Retype the whole listing, please, keeping every line exact and dropping the pictures.

DATASET EXTRACT —

════

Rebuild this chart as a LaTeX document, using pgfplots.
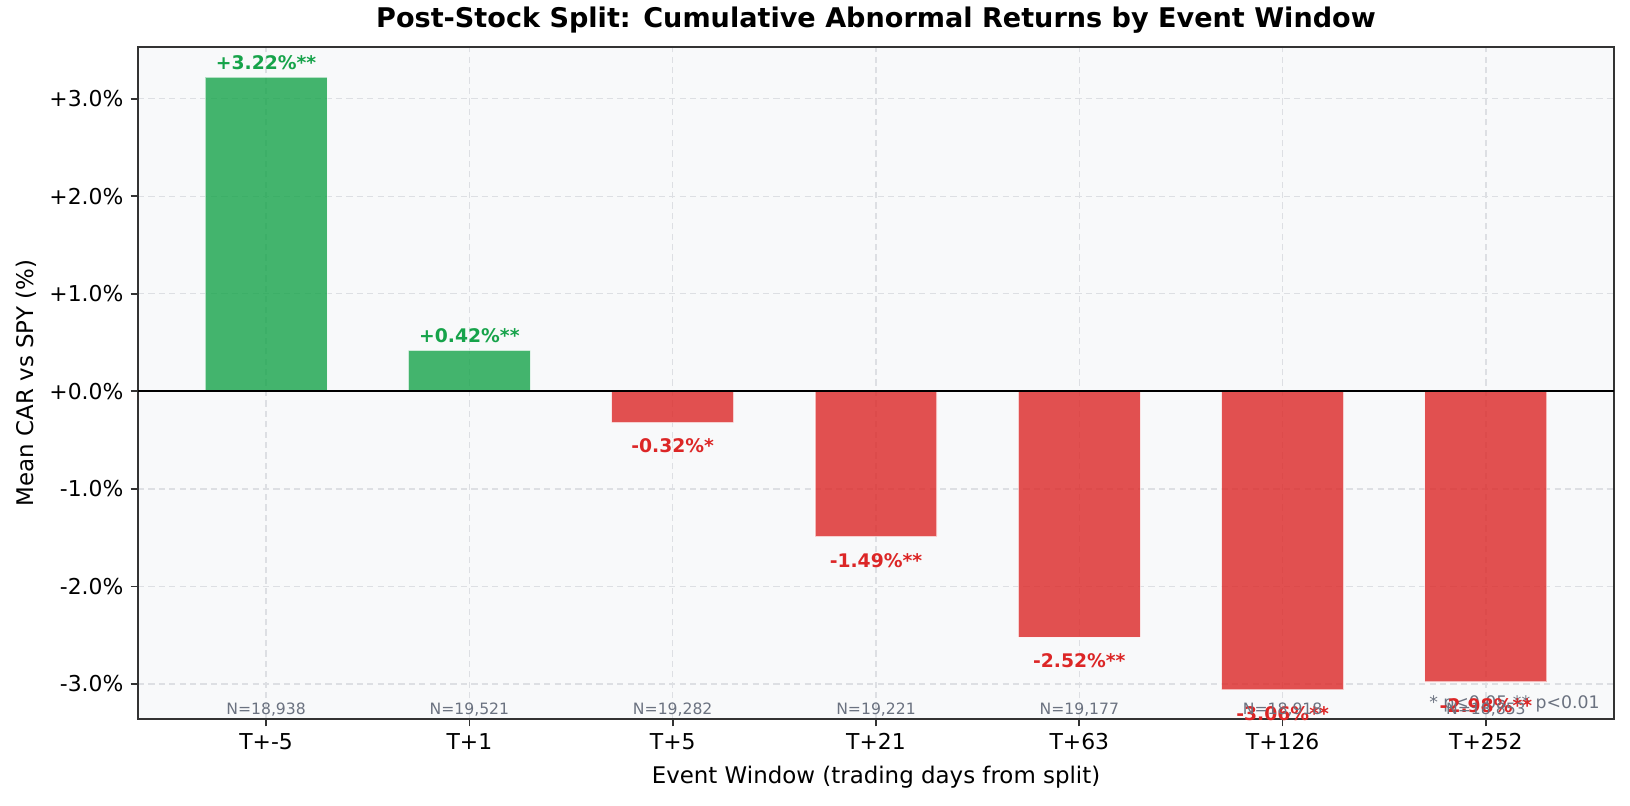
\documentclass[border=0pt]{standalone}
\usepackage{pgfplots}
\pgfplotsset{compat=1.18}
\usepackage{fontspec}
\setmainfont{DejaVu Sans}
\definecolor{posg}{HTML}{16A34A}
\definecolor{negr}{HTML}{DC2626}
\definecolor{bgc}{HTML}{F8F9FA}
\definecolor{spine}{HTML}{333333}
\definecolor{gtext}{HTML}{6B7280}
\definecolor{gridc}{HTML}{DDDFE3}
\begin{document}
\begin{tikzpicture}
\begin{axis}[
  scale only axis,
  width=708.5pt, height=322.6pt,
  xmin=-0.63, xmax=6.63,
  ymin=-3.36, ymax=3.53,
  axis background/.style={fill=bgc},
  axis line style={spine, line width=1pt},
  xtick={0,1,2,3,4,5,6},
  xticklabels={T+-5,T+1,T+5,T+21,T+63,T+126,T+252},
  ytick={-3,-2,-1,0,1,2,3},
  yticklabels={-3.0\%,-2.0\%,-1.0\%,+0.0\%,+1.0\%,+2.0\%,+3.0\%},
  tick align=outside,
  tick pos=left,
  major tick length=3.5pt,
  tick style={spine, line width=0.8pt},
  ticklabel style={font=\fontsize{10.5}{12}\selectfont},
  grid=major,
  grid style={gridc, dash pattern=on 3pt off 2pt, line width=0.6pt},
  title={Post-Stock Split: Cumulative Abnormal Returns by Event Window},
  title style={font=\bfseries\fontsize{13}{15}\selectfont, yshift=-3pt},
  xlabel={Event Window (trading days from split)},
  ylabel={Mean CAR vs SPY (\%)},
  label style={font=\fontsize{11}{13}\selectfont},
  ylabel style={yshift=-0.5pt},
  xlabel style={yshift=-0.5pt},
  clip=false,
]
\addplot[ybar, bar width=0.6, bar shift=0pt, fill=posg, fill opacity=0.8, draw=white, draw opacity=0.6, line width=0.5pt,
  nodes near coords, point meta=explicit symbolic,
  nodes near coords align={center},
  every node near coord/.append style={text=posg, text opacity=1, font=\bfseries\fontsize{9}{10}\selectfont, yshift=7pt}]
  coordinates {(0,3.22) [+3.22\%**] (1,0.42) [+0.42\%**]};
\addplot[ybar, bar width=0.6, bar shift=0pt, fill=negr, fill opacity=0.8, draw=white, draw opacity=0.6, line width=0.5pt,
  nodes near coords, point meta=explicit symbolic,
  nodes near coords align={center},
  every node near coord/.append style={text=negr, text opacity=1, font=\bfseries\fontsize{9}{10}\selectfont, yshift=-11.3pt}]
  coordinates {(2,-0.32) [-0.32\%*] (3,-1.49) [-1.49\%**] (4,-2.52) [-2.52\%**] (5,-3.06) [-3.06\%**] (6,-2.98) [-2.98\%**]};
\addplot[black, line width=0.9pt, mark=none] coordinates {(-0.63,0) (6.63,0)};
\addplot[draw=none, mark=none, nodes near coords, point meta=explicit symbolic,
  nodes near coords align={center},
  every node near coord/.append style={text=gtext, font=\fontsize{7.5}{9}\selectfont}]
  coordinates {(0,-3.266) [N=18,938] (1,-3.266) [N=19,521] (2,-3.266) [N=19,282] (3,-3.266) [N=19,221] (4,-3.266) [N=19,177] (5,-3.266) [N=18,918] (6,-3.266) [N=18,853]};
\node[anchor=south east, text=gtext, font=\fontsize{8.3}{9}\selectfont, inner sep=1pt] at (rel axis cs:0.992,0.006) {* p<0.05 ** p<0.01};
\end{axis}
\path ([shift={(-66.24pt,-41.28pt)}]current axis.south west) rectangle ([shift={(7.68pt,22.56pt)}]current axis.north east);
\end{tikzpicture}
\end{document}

════

SOLUTION TO THIS TASK —
Rebuild this chart as a LaTeX document, using pgfplots.
\documentclass[border=0pt]{standalone}
\usepackage{pgfplots}
\pgfplotsset{compat=1.18}
\usepackage{fontspec}
\setmainfont{DejaVu Sans}
\definecolor{posg}{HTML}{16A34A}
\definecolor{negr}{HTML}{DC2626}
\definecolor{bgc}{HTML}{F8F9FA}
\definecolor{spine}{HTML}{333333}
\definecolor{gtext}{HTML}{6B7280}
\definecolor{gridc}{HTML}{DDDFE3}
\begin{document}
\begin{tikzpicture}
\begin{axis}[
  scale only axis,
  width=708.5pt, height=322.6pt,
  xmin=-0.63, xmax=6.63,
  ymin=-3.36, ymax=3.53,
  axis background/.style={fill=bgc},
  axis line style={spine, line width=1pt},
  xtick={0,1,2,3,4,5,6},
  xticklabels={T+-5,T+1,T+5,T+21,T+63,T+126,T+252},
  ytick={-3,-2,-1,0,1,2,3},
  yticklabels={-3.0\%,-2.0\%,-1.0\%,+0.0\%,+1.0\%,+2.0\%,+3.0\%},
  tick align=outside,
  tick pos=left,
  major tick length=3.5pt,
  tick style={spine, line width=0.8pt},
  ticklabel style={font=\fontsize{10.5}{12}\selectfont},
  grid=major,
  grid style={gridc, dash pattern=on 3pt off 2pt, line width=0.6pt},
  title={Post-Stock Split: Cumulative Abnormal Returns by Event Window},
  title style={font=\bfseries\fontsize{13}{15}\selectfont, yshift=-3pt},
  xlabel={Event Window (trading days from split)},
  ylabel={Mean CAR vs SPY (\%)},
  label style={font=\fontsize{11}{13}\selectfont},
  ylabel style={yshift=-0.5pt},
  xlabel style={yshift=-0.5pt},
  clip=false,
]
\addplot[ybar, bar width=0.6, bar shift=0pt, fill=posg, fill opacity=0.8, draw=white, draw opacity=0.6, line width=0.5pt,
  nodes near coords, point meta=explicit symbolic,
  nodes near coords align={center},
  every node near coord/.append style={text=posg, text opacity=1, font=\bfseries\fontsize{9}{10}\selectfont, yshift=7pt}]
  coordinates {(0,3.22) [+3.22\%**] (1,0.42) [+0.42\%**]};
\addplot[ybar, bar width=0.6, bar shift=0pt, fill=negr, fill opacity=0.8, draw=white, draw opacity=0.6, line width=0.5pt,
  nodes near coords, point meta=explicit symbolic,
  nodes near coords align={center},
  every node near coord/.append style={text=negr, text opacity=1, font=\bfseries\fontsize{9}{10}\selectfont, yshift=-11.3pt}]
  coordinates {(2,-0.32) [-0.32\%*] (3,-1.49) [-1.49\%**] (4,-2.52) [-2.52\%**] (5,-3.06) [-3.06\%**] (6,-2.98) [-2.98\%**]};
\addplot[black, line width=0.9pt, mark=none] coordinates {(-0.63,0) (6.63,0)};
\addplot[draw=none, mark=none, nodes near coords, point meta=explicit symbolic,
  nodes near coords align={center},
  every node near coord/.append style={text=gtext, font=\fontsize{7.5}{9}\selectfont}]
  coordinates {(0,-3.266) [N=18,938] (1,-3.266) [N=19,521] (2,-3.266) [N=19,282] (3,-3.266) [N=19,221] (4,-3.266) [N=19,177] (5,-3.266) [N=18,918] (6,-3.266) [N=18,853]};
\node[anchor=south east, text=gtext, font=\fontsize{8.3}{9}\selectfont, inner sep=1pt] at (rel axis cs:0.992,0.006) {* p<0.05 ** p<0.01};
\end{axis}
\path ([shift={(-66.24pt,-41.28pt)}]current axis.south west) rectangle ([shift={(7.68pt,22.56pt)}]current axis.north east);
\end{tikzpicture}
\end{document}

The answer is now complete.